[begin Information supplied]

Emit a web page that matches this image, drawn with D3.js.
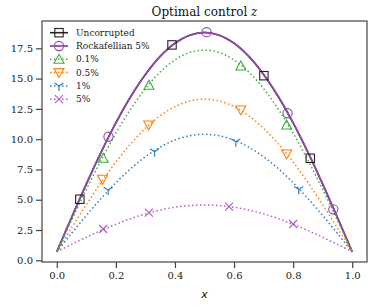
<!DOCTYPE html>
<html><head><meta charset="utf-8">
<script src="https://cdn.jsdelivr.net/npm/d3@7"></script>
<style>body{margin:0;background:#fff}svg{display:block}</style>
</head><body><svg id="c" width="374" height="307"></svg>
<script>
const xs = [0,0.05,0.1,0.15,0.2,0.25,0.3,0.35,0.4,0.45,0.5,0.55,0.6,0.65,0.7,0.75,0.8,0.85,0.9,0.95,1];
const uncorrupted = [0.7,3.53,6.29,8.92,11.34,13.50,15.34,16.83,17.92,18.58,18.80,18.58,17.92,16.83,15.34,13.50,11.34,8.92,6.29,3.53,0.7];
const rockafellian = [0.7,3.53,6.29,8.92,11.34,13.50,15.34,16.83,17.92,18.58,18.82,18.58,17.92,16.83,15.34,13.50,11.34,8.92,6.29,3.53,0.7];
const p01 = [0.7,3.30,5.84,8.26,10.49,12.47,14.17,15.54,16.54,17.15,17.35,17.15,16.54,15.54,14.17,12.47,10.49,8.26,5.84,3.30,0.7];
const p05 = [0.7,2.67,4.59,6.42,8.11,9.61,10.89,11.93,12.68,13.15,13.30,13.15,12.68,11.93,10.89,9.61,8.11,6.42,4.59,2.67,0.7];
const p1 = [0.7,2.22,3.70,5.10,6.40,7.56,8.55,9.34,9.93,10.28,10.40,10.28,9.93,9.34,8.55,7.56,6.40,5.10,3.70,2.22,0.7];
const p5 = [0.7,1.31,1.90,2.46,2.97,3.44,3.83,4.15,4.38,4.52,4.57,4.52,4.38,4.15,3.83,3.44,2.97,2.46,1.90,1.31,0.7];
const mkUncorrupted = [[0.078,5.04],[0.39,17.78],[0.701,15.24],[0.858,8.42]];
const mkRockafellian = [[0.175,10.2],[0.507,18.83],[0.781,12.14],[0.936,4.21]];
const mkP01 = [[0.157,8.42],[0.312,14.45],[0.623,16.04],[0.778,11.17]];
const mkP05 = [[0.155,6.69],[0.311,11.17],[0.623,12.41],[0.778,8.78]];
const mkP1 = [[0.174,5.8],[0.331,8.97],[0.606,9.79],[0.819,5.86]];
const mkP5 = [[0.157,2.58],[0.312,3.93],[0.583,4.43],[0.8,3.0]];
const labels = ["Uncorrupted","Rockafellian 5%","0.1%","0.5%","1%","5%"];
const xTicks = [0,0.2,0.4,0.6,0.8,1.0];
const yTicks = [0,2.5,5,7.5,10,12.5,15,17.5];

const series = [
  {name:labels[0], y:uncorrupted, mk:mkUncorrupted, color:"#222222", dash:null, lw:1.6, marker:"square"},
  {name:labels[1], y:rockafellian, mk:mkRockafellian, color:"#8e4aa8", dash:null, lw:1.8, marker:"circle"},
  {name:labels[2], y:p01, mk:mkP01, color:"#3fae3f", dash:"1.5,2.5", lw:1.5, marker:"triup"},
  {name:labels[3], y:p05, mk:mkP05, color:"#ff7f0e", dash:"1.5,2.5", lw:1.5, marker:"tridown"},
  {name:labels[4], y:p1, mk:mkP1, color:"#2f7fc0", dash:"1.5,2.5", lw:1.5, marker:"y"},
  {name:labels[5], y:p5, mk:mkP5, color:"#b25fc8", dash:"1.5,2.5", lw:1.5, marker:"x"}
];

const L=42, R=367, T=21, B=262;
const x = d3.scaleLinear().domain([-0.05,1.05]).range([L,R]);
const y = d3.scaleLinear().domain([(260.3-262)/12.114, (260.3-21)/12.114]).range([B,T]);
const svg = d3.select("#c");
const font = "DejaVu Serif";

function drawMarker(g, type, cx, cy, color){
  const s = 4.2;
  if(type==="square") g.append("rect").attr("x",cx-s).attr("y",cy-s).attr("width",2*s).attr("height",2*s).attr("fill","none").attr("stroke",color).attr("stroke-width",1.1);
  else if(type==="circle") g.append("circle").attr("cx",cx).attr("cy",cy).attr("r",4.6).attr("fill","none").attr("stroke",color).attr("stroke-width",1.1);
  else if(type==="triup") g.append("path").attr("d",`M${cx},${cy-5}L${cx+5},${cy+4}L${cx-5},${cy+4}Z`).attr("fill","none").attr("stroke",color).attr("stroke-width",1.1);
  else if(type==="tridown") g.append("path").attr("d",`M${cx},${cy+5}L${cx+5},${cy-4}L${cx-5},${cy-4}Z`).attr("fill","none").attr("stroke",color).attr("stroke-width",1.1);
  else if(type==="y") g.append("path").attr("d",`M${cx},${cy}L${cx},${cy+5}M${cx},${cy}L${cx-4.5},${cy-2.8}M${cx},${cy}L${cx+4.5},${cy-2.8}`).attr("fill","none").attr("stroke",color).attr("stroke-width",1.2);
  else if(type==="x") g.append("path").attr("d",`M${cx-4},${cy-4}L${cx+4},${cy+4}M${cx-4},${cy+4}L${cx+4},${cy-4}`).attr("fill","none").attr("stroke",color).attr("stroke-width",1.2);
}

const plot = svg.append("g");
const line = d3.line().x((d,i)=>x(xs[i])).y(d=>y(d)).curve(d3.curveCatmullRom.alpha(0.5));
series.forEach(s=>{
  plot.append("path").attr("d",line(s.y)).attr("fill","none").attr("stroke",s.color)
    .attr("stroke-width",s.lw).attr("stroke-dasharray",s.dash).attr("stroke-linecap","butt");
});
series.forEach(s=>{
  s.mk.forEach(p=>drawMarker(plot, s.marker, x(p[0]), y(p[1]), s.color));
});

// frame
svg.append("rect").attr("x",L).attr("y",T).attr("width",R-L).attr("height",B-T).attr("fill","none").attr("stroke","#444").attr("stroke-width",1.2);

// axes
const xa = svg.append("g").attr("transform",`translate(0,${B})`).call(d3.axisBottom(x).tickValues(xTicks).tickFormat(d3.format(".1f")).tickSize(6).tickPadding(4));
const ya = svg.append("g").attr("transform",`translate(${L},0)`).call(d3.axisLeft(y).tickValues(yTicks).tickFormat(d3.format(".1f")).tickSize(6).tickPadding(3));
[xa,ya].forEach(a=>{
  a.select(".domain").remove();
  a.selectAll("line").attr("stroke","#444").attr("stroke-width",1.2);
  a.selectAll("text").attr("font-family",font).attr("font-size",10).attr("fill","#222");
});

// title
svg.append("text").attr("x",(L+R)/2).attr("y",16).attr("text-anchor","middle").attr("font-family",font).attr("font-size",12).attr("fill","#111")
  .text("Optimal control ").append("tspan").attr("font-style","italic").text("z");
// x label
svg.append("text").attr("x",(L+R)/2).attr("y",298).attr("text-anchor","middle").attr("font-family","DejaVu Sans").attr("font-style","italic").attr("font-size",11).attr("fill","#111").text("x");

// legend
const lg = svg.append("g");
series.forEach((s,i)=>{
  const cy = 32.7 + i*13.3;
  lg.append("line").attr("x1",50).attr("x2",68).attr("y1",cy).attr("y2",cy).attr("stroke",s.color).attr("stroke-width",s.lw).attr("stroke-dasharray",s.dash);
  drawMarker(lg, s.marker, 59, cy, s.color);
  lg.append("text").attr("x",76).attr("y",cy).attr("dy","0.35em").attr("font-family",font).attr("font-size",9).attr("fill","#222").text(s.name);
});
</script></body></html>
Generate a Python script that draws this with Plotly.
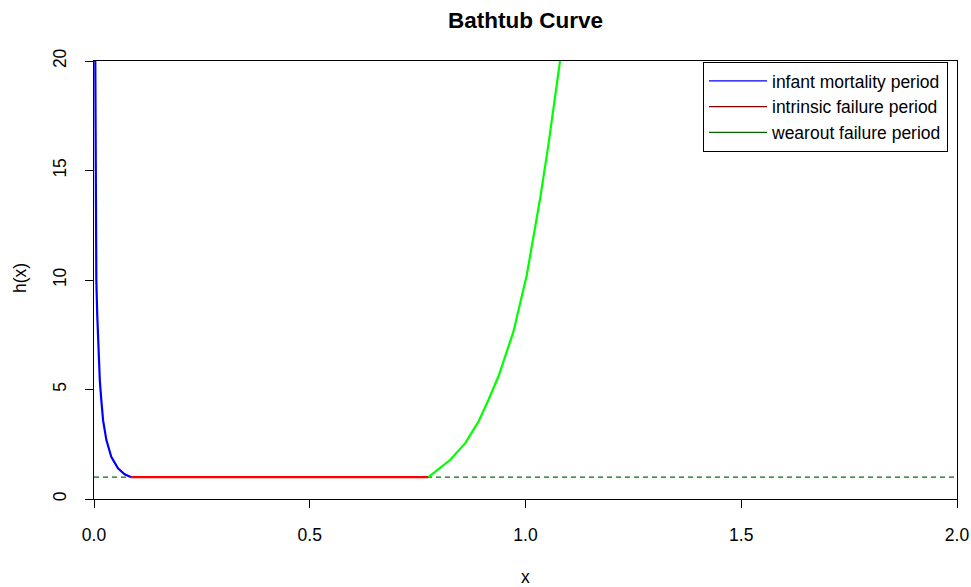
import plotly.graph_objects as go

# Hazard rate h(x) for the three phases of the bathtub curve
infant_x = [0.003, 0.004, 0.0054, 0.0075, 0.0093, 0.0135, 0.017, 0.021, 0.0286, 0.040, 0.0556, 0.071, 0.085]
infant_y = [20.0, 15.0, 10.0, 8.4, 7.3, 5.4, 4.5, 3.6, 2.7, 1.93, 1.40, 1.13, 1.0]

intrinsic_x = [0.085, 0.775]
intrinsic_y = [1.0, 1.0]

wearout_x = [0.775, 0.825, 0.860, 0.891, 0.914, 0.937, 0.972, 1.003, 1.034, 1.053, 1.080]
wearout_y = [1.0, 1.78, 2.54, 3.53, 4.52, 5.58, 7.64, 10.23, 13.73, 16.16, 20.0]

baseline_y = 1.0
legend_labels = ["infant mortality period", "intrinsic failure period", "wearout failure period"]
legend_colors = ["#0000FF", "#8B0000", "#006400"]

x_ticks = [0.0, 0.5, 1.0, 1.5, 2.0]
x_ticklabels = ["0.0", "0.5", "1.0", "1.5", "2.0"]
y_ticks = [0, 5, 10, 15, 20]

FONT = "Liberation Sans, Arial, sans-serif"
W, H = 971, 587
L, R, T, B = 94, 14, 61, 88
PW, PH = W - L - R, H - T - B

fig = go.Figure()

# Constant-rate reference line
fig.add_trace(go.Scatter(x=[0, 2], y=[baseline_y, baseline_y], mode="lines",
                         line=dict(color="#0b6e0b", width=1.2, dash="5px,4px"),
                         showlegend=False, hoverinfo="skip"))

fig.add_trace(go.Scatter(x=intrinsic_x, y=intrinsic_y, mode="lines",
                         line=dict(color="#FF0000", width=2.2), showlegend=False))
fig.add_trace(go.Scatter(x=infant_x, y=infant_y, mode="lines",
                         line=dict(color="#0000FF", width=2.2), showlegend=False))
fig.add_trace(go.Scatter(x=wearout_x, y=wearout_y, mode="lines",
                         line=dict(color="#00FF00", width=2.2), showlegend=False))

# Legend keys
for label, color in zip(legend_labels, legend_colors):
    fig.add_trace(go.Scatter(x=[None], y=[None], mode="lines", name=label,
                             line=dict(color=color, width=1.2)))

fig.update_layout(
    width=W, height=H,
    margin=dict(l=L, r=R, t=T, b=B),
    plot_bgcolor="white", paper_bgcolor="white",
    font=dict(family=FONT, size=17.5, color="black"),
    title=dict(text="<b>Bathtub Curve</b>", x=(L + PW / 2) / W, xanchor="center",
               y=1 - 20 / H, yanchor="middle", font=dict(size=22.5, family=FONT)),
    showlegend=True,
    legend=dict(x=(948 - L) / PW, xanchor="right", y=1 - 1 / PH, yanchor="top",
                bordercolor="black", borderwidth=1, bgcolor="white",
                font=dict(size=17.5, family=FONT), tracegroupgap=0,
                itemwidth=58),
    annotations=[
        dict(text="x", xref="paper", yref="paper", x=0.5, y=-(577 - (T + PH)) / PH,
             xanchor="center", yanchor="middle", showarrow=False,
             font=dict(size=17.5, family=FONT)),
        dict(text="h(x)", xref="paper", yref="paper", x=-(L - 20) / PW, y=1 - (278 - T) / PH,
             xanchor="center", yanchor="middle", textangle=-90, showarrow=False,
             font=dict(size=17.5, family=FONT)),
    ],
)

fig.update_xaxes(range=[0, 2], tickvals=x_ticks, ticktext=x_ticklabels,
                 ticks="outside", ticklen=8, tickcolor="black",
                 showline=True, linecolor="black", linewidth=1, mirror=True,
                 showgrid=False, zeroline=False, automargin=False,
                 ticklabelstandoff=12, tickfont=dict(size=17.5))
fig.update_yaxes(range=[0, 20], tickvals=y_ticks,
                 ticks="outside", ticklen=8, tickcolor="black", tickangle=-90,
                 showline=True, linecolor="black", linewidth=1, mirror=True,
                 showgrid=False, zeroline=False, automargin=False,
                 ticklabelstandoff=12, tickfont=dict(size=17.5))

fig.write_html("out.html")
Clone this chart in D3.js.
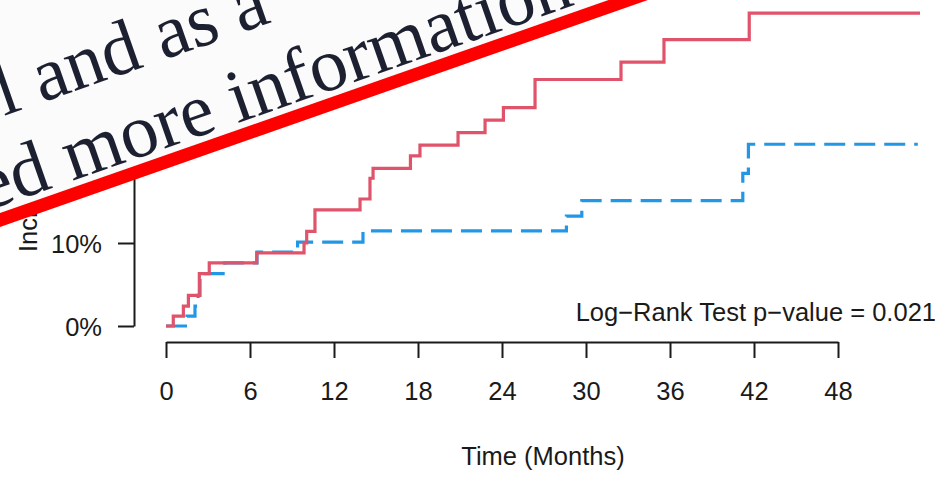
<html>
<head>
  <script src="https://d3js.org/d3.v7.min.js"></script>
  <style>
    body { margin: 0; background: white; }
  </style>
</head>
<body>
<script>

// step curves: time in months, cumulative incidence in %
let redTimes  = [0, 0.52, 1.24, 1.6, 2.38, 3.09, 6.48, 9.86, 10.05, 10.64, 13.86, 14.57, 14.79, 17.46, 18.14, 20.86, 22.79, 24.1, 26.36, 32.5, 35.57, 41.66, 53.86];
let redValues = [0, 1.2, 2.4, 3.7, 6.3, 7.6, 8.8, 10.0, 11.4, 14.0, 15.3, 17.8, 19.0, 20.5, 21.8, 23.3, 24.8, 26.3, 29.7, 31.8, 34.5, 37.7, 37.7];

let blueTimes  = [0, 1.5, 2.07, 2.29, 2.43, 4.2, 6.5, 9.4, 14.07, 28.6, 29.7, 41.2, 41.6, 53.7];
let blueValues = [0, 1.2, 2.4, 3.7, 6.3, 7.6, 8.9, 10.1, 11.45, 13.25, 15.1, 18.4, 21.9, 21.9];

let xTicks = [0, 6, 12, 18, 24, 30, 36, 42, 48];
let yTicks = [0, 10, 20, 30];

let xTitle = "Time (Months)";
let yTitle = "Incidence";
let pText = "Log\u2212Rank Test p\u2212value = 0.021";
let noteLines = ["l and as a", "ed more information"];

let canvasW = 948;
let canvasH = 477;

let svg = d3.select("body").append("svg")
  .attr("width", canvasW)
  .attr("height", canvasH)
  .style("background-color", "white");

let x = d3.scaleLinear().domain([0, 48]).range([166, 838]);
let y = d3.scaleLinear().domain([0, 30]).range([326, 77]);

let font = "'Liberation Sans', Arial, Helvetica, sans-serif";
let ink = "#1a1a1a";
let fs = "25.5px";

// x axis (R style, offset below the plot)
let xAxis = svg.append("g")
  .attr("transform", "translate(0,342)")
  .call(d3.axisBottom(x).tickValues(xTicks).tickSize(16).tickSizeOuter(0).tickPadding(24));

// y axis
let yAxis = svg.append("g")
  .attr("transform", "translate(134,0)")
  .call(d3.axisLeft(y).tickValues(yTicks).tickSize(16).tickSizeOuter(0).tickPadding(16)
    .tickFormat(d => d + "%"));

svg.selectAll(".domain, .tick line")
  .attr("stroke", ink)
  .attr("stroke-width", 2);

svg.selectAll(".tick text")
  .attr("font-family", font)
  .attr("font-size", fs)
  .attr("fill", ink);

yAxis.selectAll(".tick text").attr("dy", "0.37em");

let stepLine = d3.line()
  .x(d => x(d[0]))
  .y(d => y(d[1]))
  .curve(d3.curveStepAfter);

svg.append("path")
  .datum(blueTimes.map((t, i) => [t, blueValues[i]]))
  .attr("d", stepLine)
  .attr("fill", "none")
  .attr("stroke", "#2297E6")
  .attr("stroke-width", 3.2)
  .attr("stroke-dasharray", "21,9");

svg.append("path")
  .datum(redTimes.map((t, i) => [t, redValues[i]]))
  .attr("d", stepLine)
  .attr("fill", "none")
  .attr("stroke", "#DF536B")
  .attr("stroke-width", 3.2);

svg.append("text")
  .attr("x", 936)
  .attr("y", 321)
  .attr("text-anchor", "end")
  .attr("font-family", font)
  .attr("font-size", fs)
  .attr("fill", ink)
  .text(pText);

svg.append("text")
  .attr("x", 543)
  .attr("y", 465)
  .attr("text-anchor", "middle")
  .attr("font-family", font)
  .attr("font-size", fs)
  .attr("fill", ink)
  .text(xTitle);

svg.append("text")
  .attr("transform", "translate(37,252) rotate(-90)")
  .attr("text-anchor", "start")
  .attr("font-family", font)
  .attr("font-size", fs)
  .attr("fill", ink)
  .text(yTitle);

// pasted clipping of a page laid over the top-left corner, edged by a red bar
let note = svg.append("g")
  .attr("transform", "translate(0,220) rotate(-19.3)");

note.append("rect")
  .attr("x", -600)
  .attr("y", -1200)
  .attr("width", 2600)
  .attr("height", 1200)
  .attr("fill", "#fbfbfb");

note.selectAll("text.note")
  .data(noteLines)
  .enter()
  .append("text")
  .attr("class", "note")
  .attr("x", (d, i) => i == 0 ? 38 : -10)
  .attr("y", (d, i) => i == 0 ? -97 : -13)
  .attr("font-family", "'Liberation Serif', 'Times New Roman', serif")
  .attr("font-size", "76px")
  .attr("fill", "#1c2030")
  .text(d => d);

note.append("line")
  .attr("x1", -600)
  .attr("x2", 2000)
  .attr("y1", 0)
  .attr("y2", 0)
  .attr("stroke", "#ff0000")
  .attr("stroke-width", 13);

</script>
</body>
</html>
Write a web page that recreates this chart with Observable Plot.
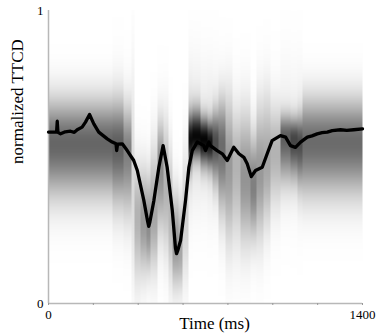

[end Information supplied]

Task goal: Check each line of the entries above, and show every one holding the word "page".

Expected answer:
Emit a web page that matches this image, drawn with D3.js.
// pasted clipping of a page laid over the top-left corner, edged by a red bar
Write a web page that recreates this chart with Observable Plot.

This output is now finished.